While many teens like to relax and sleep in over the summer months, 15-year-old Marcus Deausy has been training six days a week as he prepares for one of the biggest motocross races of his career so far.
The youngest racer to ever get a pro point in a Rock Star Energy national event, Marcus, who’s just going into Grade 10, has been burning up the track in recent years and is gearing up to head east for the Walton TransCan GNC Motocross Championship Aug. 12-17, where only the best of the best get a chance to compete.
“I’m a little nervous but I’m excited as well,” Marcus said from his home at Rose Lake, where he lives with his mom and dad, Tammy and Mike, and younger brother Jacob.
Marcus has chosen to compete in the MX1 and MX3 classes at Walton, which allows him to race both events on his Yamaha 450F, rather than switching between it and his 250F.
“That’s the bike I’m most comfortable on right now. And when you’re going that fast you have to rely on instinct.”
Marcus swept three motos this year in the intermediate class, where 50- to 100-foot jumps are a standard part of the course, to earn his spot at the coveted championship. Since then he has been working out two to three hours per day, eating clean and watching endless hours of race footage from Walton, much to the chagrin of his brother.
“You walk in the room and that’s all that’s on is racing videos,” teases Jacob.

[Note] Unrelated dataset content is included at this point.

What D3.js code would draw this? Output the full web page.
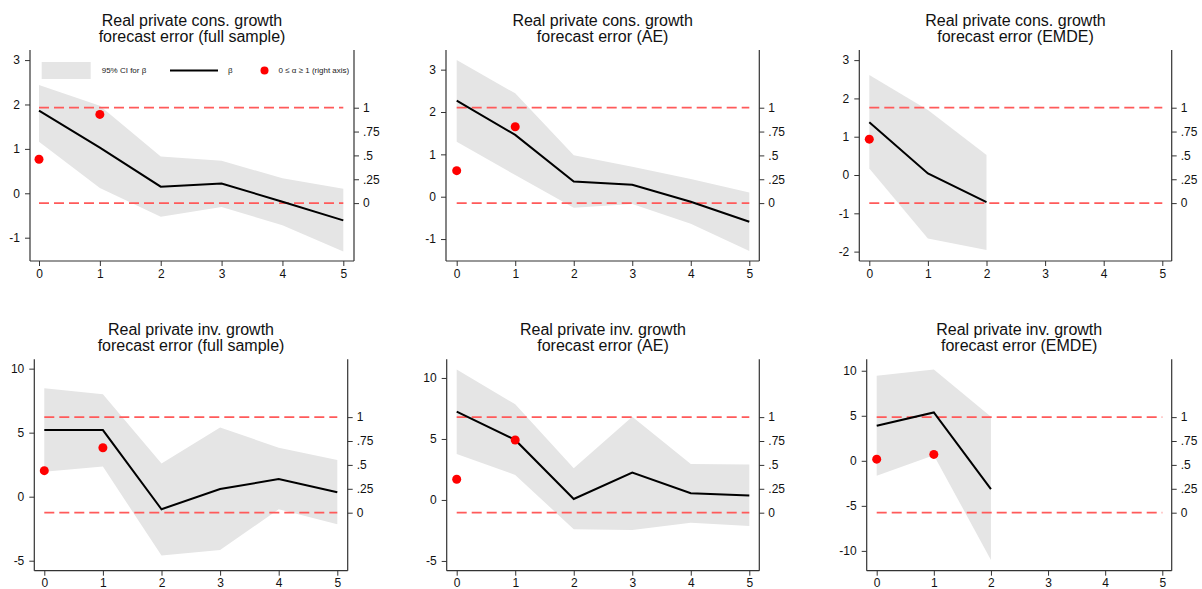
<!DOCTYPE html>
<html><head><meta charset="utf-8">
<script src="https://cdn.jsdelivr.net/npm/d3@7"></script>
<style>body{margin:0;background:#fff;}svg{display:block;font-family:"Liberation Sans",Arial,sans-serif;}</style>
</head><body>
<svg id="c" width="1202" height="589"></svg>
<script>
// ---- data ----
const horizons = [0,1,2,3,4,5];
const titles = [
  ["Real private cons. growth","forecast error (full sample)"],
  ["Real private cons. growth","forecast error (AE)"],
  ["Real private cons. growth","forecast error (EMDE)"],
  ["Real private inv. growth","forecast error (full sample)"],
  ["Real private inv. growth","forecast error (AE)"],
  ["Real private inv. growth","forecast error (EMDE)"]
];
// beta estimates
const consFullBeta = [1.86, 1.03, 0.15, 0.22, -0.19, -0.61];
const consAEBeta   = [2.27, 1.46, 0.36, 0.28, -0.12, -0.59];
const consEMDEBeta = [1.38, 0.04, -0.71];
const invFullBeta  = [5.21, 5.20, -0.98, 0.60, 1.38, 0.34];
const invAEBeta    = [7.24, 4.92, 0.08, 2.24, 0.55, 0.36];
const invEMDEBeta  = [3.89, 5.37, -3.15];
// 95% CI upper bounds
const consFullUpper = [2.44, 1.97, 0.83, 0.73, 0.34, 0.10];
const consAEUpper   = [3.23, 2.44, 0.98, 0.71, 0.42, 0.10];
const consEMDEUpper = [2.61, 1.70, 0.52];
const invFullUpper  = [8.47, 8.00, 2.60, 5.40, 3.83, 2.87];
const invAEUpper    = [10.7, 7.84, 2.60, 6.83, 2.95, 2.90];
const invEMDEUpper  = [9.44, 10.15, 4.89];
// 95% CI lower bounds
const consFullLower = [1.16, 0.12, -0.53, -0.31, -0.72, -1.31];
const consAELower   = [1.30, 0.51, -0.26, -0.17, -0.64, -1.28];
const consEMDELower = [0.17, -1.66, -1.96];
const invFullLower  = [1.95, 2.35, -4.60, -4.16, -0.98, -2.16];
const invAELower    = [3.77, 2.05, -2.40, -2.46, -1.86, -2.13];
const invEMDELower  = [-1.67, 0.63, -11.0];
// alpha (right axis)
const consFullAlpha = [0.46, 0.93];
const consAEAlpha   = [0.34, 0.80];
const consEMDEAlpha = [0.67];
const invFullAlpha  = [0.44, 0.68];
const invAEAlpha    = [0.35, 0.76];
const invEMDEAlpha  = [0.56, 0.61];
// tick values
const leftTicks = [[-1,0,1,2,3],[-1,0,1,2,3],[-2,-1,0,1,2,3],[-5,0,5,10],[-5,0,5,10],[-10,-5,0,5,10]];
const leftDomains = [[-1.525,3.227],[-1.518,3.464],[-2.245,3.264],[-5.78,10.73],[-5.80,11.53],[-12.2,11.27]];
const rightTicks = [0,0.25,0.5,0.75,1];
const rightTickLabels = ["0",".25",".5",".75","1"];
const rightDomain = [-0.607,1.605];
const refLines = [0,1];
const legendLabels = ["95% CI for β","β","0 ≤ α ≥ 1 (right axis)"];

const betas = [consFullBeta,consAEBeta,consEMDEBeta,invFullBeta,invAEBeta,invEMDEBeta];
const uppers = [consFullUpper,consAEUpper,consEMDEUpper,invFullUpper,invAEUpper,invEMDEUpper];
const lowers = [consFullLower,consAELower,consEMDELower,invFullLower,invAELower,invEMDELower];
const alphas = [consFullAlpha,consAEAlpha,consEMDEAlpha,invFullAlpha,invAEAlpha,invEMDEAlpha];

// ---- layout ----
const boxes = [
  {l:30, r:354, x0:39, x5:343.3, t:50, b:261},
  {l:446, r:759.3, x0:456.7, x5:749.3, t:50, b:261},
  {l:859.3, r:1171.7, x0:869.3, x5:1162.3, t:50, b:261},
  {l:34.3, r:347.7, x0:44.3, x5:337.3, t:359.3, b:570.7},
  {l:446.7, r:759.3, x0:456.7, x5:749.3, t:359.3, b:570.7},
  {l:866.7, r:1171.7, x0:876.7, x5:1162.3, t:359.3, b:570.7}
];

const svg = d3.select("#c");
const axisColor = "#333";
const fmtInt = d => String(d);

boxes.forEach((bx, i) => {
  const g = svg.append("g");
  const x = d3.scaleLinear().domain([0,5]).range([bx.x0, bx.x5]);
  const y = d3.scaleLinear().domain(leftDomains[i]).range([bx.b, bx.t]);
  const yr = d3.scaleLinear().domain(rightDomain).range([bx.b, bx.t]);
  const n = betas[i].length;
  const pts = d3.range(n).map(k => ({h:horizons[k], b:betas[i][k], u:uppers[i][k], lo:lowers[i][k]}));

  // CI area
  g.append("path").datum(pts)
    .attr("d", d3.area().x(d=>x(d.h)).y0(d=>y(d.lo)).y1(d=>y(d.u)))
    .attr("fill","#e5e5e5");

  // reference lines on right axis
  g.selectAll(".ref").data(refLines).enter().append("line")
    .attr("x1", x(0)).attr("x2", x(5))
    .attr("y1", d=>yr(d)).attr("y2", d=>yr(d))
    .attr("stroke","#ff5a5a").attr("stroke-width",1.8)
    .attr("stroke-dasharray","10,5");

  // beta line
  g.append("path").datum(pts)
    .attr("d", d3.line().x(d=>x(d.h)).y(d=>y(d.b)))
    .attr("fill","none").attr("stroke","#000").attr("stroke-width",2);

  // alpha dots
  g.selectAll(".dot").data(alphas[i]).enter().append("circle")
    .attr("cx",(d,k)=>x(horizons[k])).attr("cy",d=>yr(d)).attr("r",4.5)
    .attr("fill","#ff0000");

  // axes
  const ax = g.append("g").attr("transform",`translate(${bx.l},0)`)
    .call(d3.axisLeft(y).tickValues(leftTicks[i]).tickSize(5).tickPadding(5).tickFormat(fmtInt));
  const axr = g.append("g").attr("transform",`translate(${bx.r},0)`)
    .call(d3.axisRight(yr).tickValues(rightTicks).tickSize(5).tickPadding(4).tickFormat((d,k)=>rightTickLabels[k]));
  const axb = g.append("g").attr("transform",`translate(0,${bx.b})`)
    .call(d3.axisBottom(x).tickValues(horizons).tickSize(5).tickPadding(3).tickFormat(fmtInt));
  [ax,axr,axb].forEach(a=>{
    a.select(".domain").remove();
    a.selectAll(".tick line").attr("stroke",axisColor);
    a.selectAll(".tick text").attr("fill","#111").style("font-size","12px").style("font-family",'"Liberation Sans",Arial,sans-serif');
  });
  g.append("line").attr("x1",bx.l).attr("x2",bx.l).attr("y1",bx.t).attr("y2",bx.b).attr("stroke",axisColor).attr("stroke-width",1.2);
  g.append("line").attr("x1",bx.r).attr("x2",bx.r).attr("y1",bx.t).attr("y2",bx.b).attr("stroke",axisColor).attr("stroke-width",1.2);
  g.append("line").attr("x1",bx.l).attr("x2",bx.r).attr("y1",bx.b).attr("y2",bx.b).attr("stroke",axisColor).attr("stroke-width",1.2);

  // title
  const cx = (bx.l+bx.r)/2;
  const t = g.append("text").attr("text-anchor","middle").attr("fill","#111").style("font-size","16px");
  t.append("tspan").attr("x",cx).attr("y",bx.t-24).text(titles[i][0]);
  t.append("tspan").attr("x",cx).attr("y",bx.t-8.5).text(titles[i][1]);

  // legend in first panel
  if (i===0) {
    const lg = g.append("g").style("font-size","8px").attr("fill","#222");
    lg.append("rect").attr("x",41.7).attr("y",62).attr("width",49).attr("height",17).attr("fill","#e5e5e5");
    lg.append("text").attr("x",101.7).attr("y",73).text(legendLabels[0]);
    lg.append("line").attr("x1",170).attr("x2",218).attr("y1",70.5).attr("y2",70.5).attr("stroke","#000").attr("stroke-width",2);
    lg.append("text").attr("x",228).attr("y",73).text(legendLabels[1]);
    lg.append("circle").attr("cx",264.5).attr("cy",70.5).attr("r",4).attr("fill","#ff0000");
    lg.append("text").attr("x",278.5).attr("y",73).text(legendLabels[2]);
  }
});
</script>
</body></html>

To say the family supports one another’s dreams is putting it lightly.
As the boys’ hobbies grew over the years, Marcus with motocross and Jacob with horseback riding, so has the family’s properties to accommodate them.
Tammy said she and her husband chose to move to the Cariboo for their family and the lifestyle when their oldest son was just one. They first moved downtown, then to Westridge, then to an acreage at 150 Mile House and now to their latest property at Rose Lake, where their land is equally divided between a motocross track and a grazing space for Jacob’s horse Melia.
“It’s the best decision we ever made,” Tammy said of moving to the Cariboo, noting the quality of life available for the boys.
“They are good kids and we just want to support them.”
She stills recalls the first time Mike bought Marcus his first bike, and took him to the local track to watch a race when he was just five.
“I want to do that,” she said of her son’s reaction when he watched local rider Mitchell Watt race.
“And he’s been hooked ever since.”
Over the years Marcus has also enjoyed the mentorship from pro racers Brock Hoyer and Jess Pettis, who designed the race track Marcus has at home to practice on between races.
Tammy said they are excited for their son’s success. When asked if they worry about the risk of injury in the sport — last year Marcus crashed and broke some ribs and his scapula — she admits “every day.”
“But I would worry more about squashing his dreams if we didn’t support him. He lives and breathes motocross.”
Marcus’s goal is to turn professional by 17. This year and next he plans to race as an amateur. Competing in events like Walton is where he hopes to get recognized by potential sponsors.
“It’s all I want,” Marcus said of becoming a pro racer, hoping to make a living off the sport by getting a ‘factory ride.’
His parents admit their son is the only racer they know of competing at his level and still going to regular school. They have wanted to keep a balance of racing, education and family time in Marcus’s life for as long as possible but recognize next year will be their son’s year to shine in the sport and jump to the next level. The teen knows it, too, and is pushing to be home schooled in the future.
“I’d love to start going to training camp all winter and ride here all summer,” he said. “I will make whatever sacrifice it takes.”
Marcus said he enjoys the training aspect of the sport, as well as the years of camping with his family as they travelled to races across western Canada.
“Some people go to Disneyland, we do this,” added his mom.
The family plans to leave the Cariboo Aug. 8 to travel the 8,400 kilometres to Walton, Ont.
Marcus said he expects the races to be hard; both physically and mentally demanding. He will be battling humidity, the time difference and a new-to-him track that is known for being tilled deep with big ruts to contend with by the end of a race.
Marcus thanked his parents and brother for all their support through the years, noting he’s lucky to have a dad ‘so dedicated’ to helping him in the sport and be his mechanic.
He also wanted to acknowledge the support given by his sponsors Interior Properties, Hoyer Enterprises, the Laughing Loon, Vernon Motor Sports, Yamaha Canada, Parts Canada and Bill Nelson.